Stevens School of Business Hosts Revenue Revolution 2026
Stevens School of Business welcomed the financial services industry to campus for Revenue Revolution 2026, a conference focused on how artificial intelligence and digital transformation are reshaping asset management distribution. Held in the Tech Flex Center with a panoramic view of the Manhattan skyline, the event drew professionals for a full day of keynotes, panels, AI product demonstrations and an evening reception overlooking the Hudson.
The day opened with remarks from Dr. George Calhoun, Professor and Director of SSB’s Quantitative Finance program and Executive Director of the Hanlon Financial Systems Center. Calhoun emphasized that Stevens was not just the host of the event but an active participant in the industry's evolution through the delivery of three essential “products.” Stevens delivers talent in the form of quantitative finance students who enter the workforce Bloomberg-certified and career ready. Second, the School of Business is a research leader through the Hanlon Financial Systems Center and CRAFT, the NSF-backed center that brings industry partners and academics together to fund work directly relevant to financial markets, and finally, the school is a thought leader, which Calhoun called an urgent and largely unmet need at a moment when regulators and the private-sector are struggling to navigate the implications of AI.
"We are the manufacturer of the most critical product in your ecosystem, the student talent that operate the types of systems that you have to integrate into the financial world as you adopt the technology and wrestle with it," he told attendees. “And they flow out to a wide spectrum of the financial industry. It's not just quant modelers working for a hedge fund, but it's in the wealth management field. It's in the exchanges and the New York Federal Reserve.”
The conference was co-organized by Paul Magnone and Rick Lake. Magnone is the Head of Global Strategic Alliances at Google Cloud and a member of the Stevens School of Business Board of Advisors. A Stevens alumnus holding both a B.E. in Electrical Engineering and an M.S. in Technology Management, Magnone has co-authored two books on data-driven decision-making. He also participated in the panel “Four Authors, One Revolution,” discussing where financial services are headed through the lens of their respective books on investing, decision-making and distribution.
Lake, founder of Narrative Alpha and a recognized thought leader in digital marketing and AI for financial services. Lake spent three decades building Lake Partners into one of the country's leading alternative investment consultancies, growing it to more than $5 billion in advisory assets. He opened the program with a keynote on the urgent need for asset managers to embrace digital and AI-powered distribution. He bookended the day with a presentation on the seven AI prompt archetypes he has developed through his work at the intersection of human judgment and machine capability.
Stevens faculty played a meaningful role in the day's programming. Professor Zachary Feinstein, Co-Director of the School of Business Ph.D. programs and the CRAFT Director of Research and Development, joined a panel on compliance in the AI era. He was joined by Professor Ionut Florescu in a roundtable on tokenization and digital assets.

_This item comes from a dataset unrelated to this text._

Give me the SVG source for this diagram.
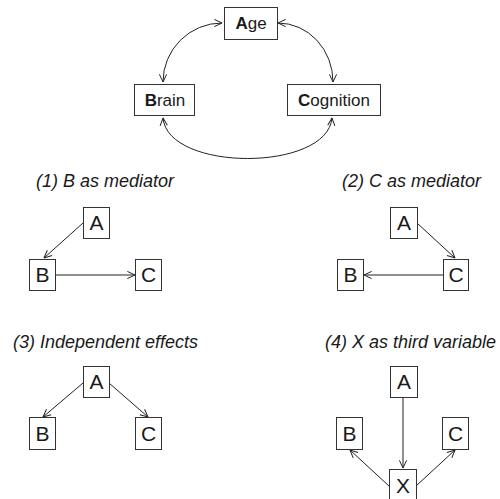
<svg xmlns="http://www.w3.org/2000/svg" width="500" height="499" viewBox="0 0 500 499">
<defs>
<marker id="ah" viewBox="0 0 10 10" refX="9.5" refY="5" markerWidth="9" markerHeight="9" markerUnits="userSpaceOnUse" orient="auto-start-reverse">
<path d="M1,1 L9.5,5 L1,9" fill="none" stroke="#222" stroke-width="1.1"/>
</marker>
<style>
.box{fill:#fff;stroke:#333;stroke-width:1}
.lbl{font-family:"Liberation Sans",Arial,sans-serif;fill:#1a1a1a}
.big{font-size:17px;text-anchor:middle}
.node{font-size:21px;text-anchor:middle}
.title{font-size:18px;font-style:italic}
.con{fill:none;stroke:#222;stroke-width:1}
</style>
</defs>
<rect width="500" height="499" fill="#fff"/>
<g id="connectors">
<path class="con" d="M222,23 A59,59 0 0 0 163,82" marker-start="url(#ah)" marker-end="url(#ah)"/>
<path class="con" d="M278,23 A55,59 0 0 1 333,82" marker-start="url(#ah)" marker-end="url(#ah)"/>
<path class="con" d="M163,118 C168,172 327,172 332,118" marker-start="url(#ah)" marker-end="url(#ah)"/>
<path class="con" d="M83,223 L44,258" marker-end="url(#ah)"/>
<path class="con" d="M55,275 L135,275" marker-end="url(#ah)"/>
<path class="con" d="M417,223 L455,258" marker-end="url(#ah)"/>
<path class="con" d="M443,275 L364,275" marker-end="url(#ah)"/>
<path class="con" d="M83,383 L43,417" marker-end="url(#ah)"/>
<path class="con" d="M109,383 L148,417" marker-end="url(#ah)"/>
<path class="con" d="M403,397 L403,468" marker-end="url(#ah)"/>
<path class="con" d="M389,486 L350,450" marker-end="url(#ah)"/>
<path class="con" d="M416,486 L455,450" marker-end="url(#ah)"/>
</g>
<g id="age"><rect class="box" x="224.5" y="7.5" width="53" height="32"/><text class="lbl big" x="251" y="29"><tspan font-weight="bold">A</tspan>ge</text></g>
<g id="brain"><rect class="box" x="134.5" y="84.5" width="60" height="31"/><text class="lbl big" x="165" y="105.5"><tspan font-weight="bold">B</tspan>rain</text></g>
<g id="cognition"><rect class="box" x="287.5" y="84.5" width="93" height="31"/><text class="lbl big" x="334" y="105.5"><tspan font-weight="bold">C</tspan>ognition</text></g>

<text class="lbl title" x="36" y="187">(1) B as mediator</text>
<g id="p1A"><rect class="box" x="83.5" y="207.5" width="26" height="31"/><text class="lbl node" x="96.5" y="230">A</text></g>
<g id="p1B"><rect class="box" x="29.5" y="259.5" width="26" height="31"/><text class="lbl node" x="42.5" y="282">B</text></g>
<g id="p1C"><rect class="box" x="135.5" y="259.5" width="26" height="31"/><text class="lbl node" x="148.5" y="282">C</text></g>

<text class="lbl title" x="342" y="187">(2) C as mediator</text>
<g id="p2A"><rect class="box" x="390.5" y="207.5" width="27" height="31"/><text class="lbl node" x="404" y="230">A</text></g>
<g id="p2B"><rect class="box" x="337.5" y="259.5" width="26" height="31"/><text class="lbl node" x="350.5" y="282">B</text></g>
<g id="p2C"><rect class="box" x="443.5" y="259.5" width="25" height="31"/><text class="lbl node" x="456" y="282">C</text></g>

<text class="lbl title" x="13" y="348">(3) Independent effects</text>
<g id="p3A"><rect class="box" x="83.5" y="366.5" width="26" height="31"/><text class="lbl node" x="96.5" y="389">A</text></g>
<g id="p3B"><rect class="box" x="29.5" y="417.5" width="26" height="32"/><text class="lbl node" x="42.5" y="440.5">B</text></g>
<g id="p3C"><rect class="box" x="135.5" y="417.5" width="26" height="32"/><text class="lbl node" x="148.5" y="440.5">C</text></g>

<text class="lbl title" x="325" y="348">(4) X as third variable</text>
<g id="p4A"><rect class="box" x="390.5" y="366.5" width="27" height="31"/><text class="lbl node" x="404" y="389">A</text></g>
<g id="p4B"><rect class="box" x="336.5" y="417.5" width="26" height="32"/><text class="lbl node" x="349.5" y="440.5">B</text></g>
<g id="p4C"><rect class="box" x="442.5" y="417.5" width="26" height="32"/><text class="lbl node" x="455.5" y="440.5">C</text></g>
<g id="p4X"><rect class="box" x="389.5" y="469.5" width="27" height="35"/><text class="lbl node" x="403" y="493">X</text></g>
</svg>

The day's agenda also included speakers and panels exploring how leading firms are building distribution through AI and digital engagement, with deep dives into wealth management, ETF strategy and capital raising in the alternatives space.
"I hope that you'll be, in the near-term future, seeing Stevens more and more as a source of neutral, scientifically valid information about the issues that relate to the regulatory side,” Calhoun said. “And since it's a regulated industry, that's something that is a crucial product for the ecosystem.”